Gilmore sneeringly dismisses the action taken by the schools over these incidents, claiming their response amounted to media statements that they were taking the matters ‘very seriously’. She doesn’t tell us that they condemned the sexist and abusive behaviour, that they took disciplinary action, and that, where appropriate, they informed police.
Clearly, she knows little about what goes on in schools, implying principals don’t take their responsibilities seriously, that they aren’t genuinely appalled by sexism and that their school programs do nothing to counter it.
I know plenty of school principals. When they say that abusive and sexist behaviour is hurtful, offensive and unacceptable, they back up their words with action. They also philosophically accept that ill-informed commentators will tell them that they are simultaneously the cause of, and the solution to, all of society’s complex ills.
The fact is that all schools – government and non-government – run programs to teach students about respecting others, about cybersafety, bullying, about equality and rights.

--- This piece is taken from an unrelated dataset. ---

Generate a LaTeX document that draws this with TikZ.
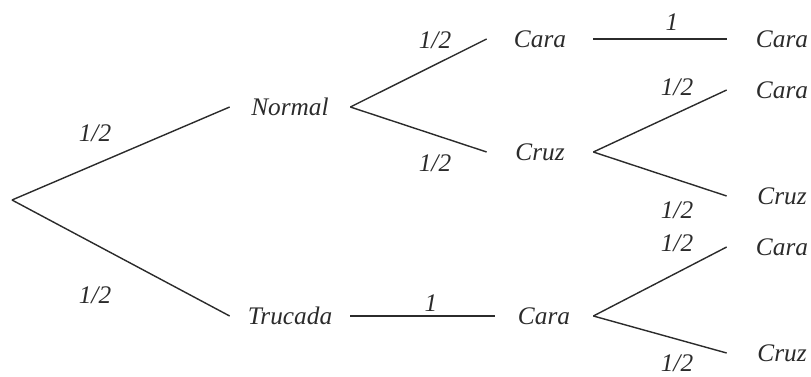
\documentclass[tikz,border=0pt]{standalone}
\usepackage{fontspec}
\setmainfont{Liberation Serif}
\usetikzlibrary{positioning}
\definecolor{myink}{HTML}{2B2B2B}
\tikzset{
	outcomenode/.style={
			font=\fontsize{14.4}{17}\selectfont\itshape,
			text=myink,
			inner sep=0pt,
			minimum height=5mm,
			minimum width=#1
		},
	outcomenode/.default=24mm,
	problabel/.style={
			font=\fontsize{14.4}{17}\selectfont\itshape,
			text=myink,
			inner sep=0pt
		},
	branchline/.style={
			draw=myink,
			line width=0.8pt
		}
}

\begin{document}
\begin{tikzpicture}
\useasboundingbox (0,0) rectangle (16.22,7.52);

\coordinate (tR) at (0.24,3.52);
\node[outcomenode=24mm] (tN) at (5.8,5.38) {Normal};
\node[outcomenode=24mm] (tT) at (5.8,1.20) {Trucada};
\node[outcomenode=21.2mm] (tNA) at (10.8,6.74) {Cara};
\node[outcomenode=21.2mm] (tNB) at (10.8,4.48) {Cruz};
\node[outcomenode=19.6mm] (tTA) at (10.88,1.20) {Cara};
\node[outcomenode=22mm] (tNAA) at (15.64,6.74) {Cara};
\node[outcomenode=22mm] (tNBA) at (15.64,5.72) {Cara};
\node[outcomenode=22mm] (tNBB) at (15.64,3.60) {Cruz};
\node[outcomenode=22mm] (tTAA) at (15.64,2.58) {Cara};
\node[outcomenode=22mm] (tTAB) at (15.64,0.46) {Cruz};

% probabilities
\node[problabel] (pN) at (1.90,4.86) {1/2};
\node[problabel] (pT) at (1.90,1.62) {1/2};
\node[problabel] (pNA) at (8.70,6.72) {1/2};
\node[problabel] (pNB) at (8.70,4.26) {1/2};
\node[problabel] (pTA) at (8.62,1.46) {1};
\node[problabel] (pNAA) at (13.44,7.08) {1};
\node[problabel] (pNBA) at (13.54,5.78) {1/2};
\node[problabel] (pNBB) at (13.54,3.32) {1/2};
\node[problabel] (pTAA) at (13.54,2.66) {1/2};
\node[problabel] (pTAB) at (13.54,0.26) {1/2};

\draw[branchline] (tR) -- (tN.west);
\draw[branchline] (tR) -- (tT.west);
\draw[branchline] (tN.east) -- (tNA.west);
\draw[branchline] (tN.east) -- (tNB.west);
\draw[branchline] (tNA.east) -- (tNAA.west);
\draw[branchline] (tNB.east) -- (tNBA.west);
\draw[branchline] (tNB.east) -- (tNBB.west);
\draw[branchline] (tT.east) -- (tTA.west);
\draw[branchline] (tTA.east) -- (tTAA.west);
\draw[branchline] (tTA.east) -- (tTAB.west);
\end{tikzpicture}
\end{document}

Schools are working to eradicate the entrenched abusive attitudes of some boys and men towards women and girls, but they can’t do it on their own. It’s a society-wide task, requiring the involvement of the entire community, starting with parents who need to know more about what their sons are thinking and doing. Opinion writers might help if they put their prejudices aside and did some research.
The article was submitted for publication in The Age’s opinion pages, but The Age declined to publish it.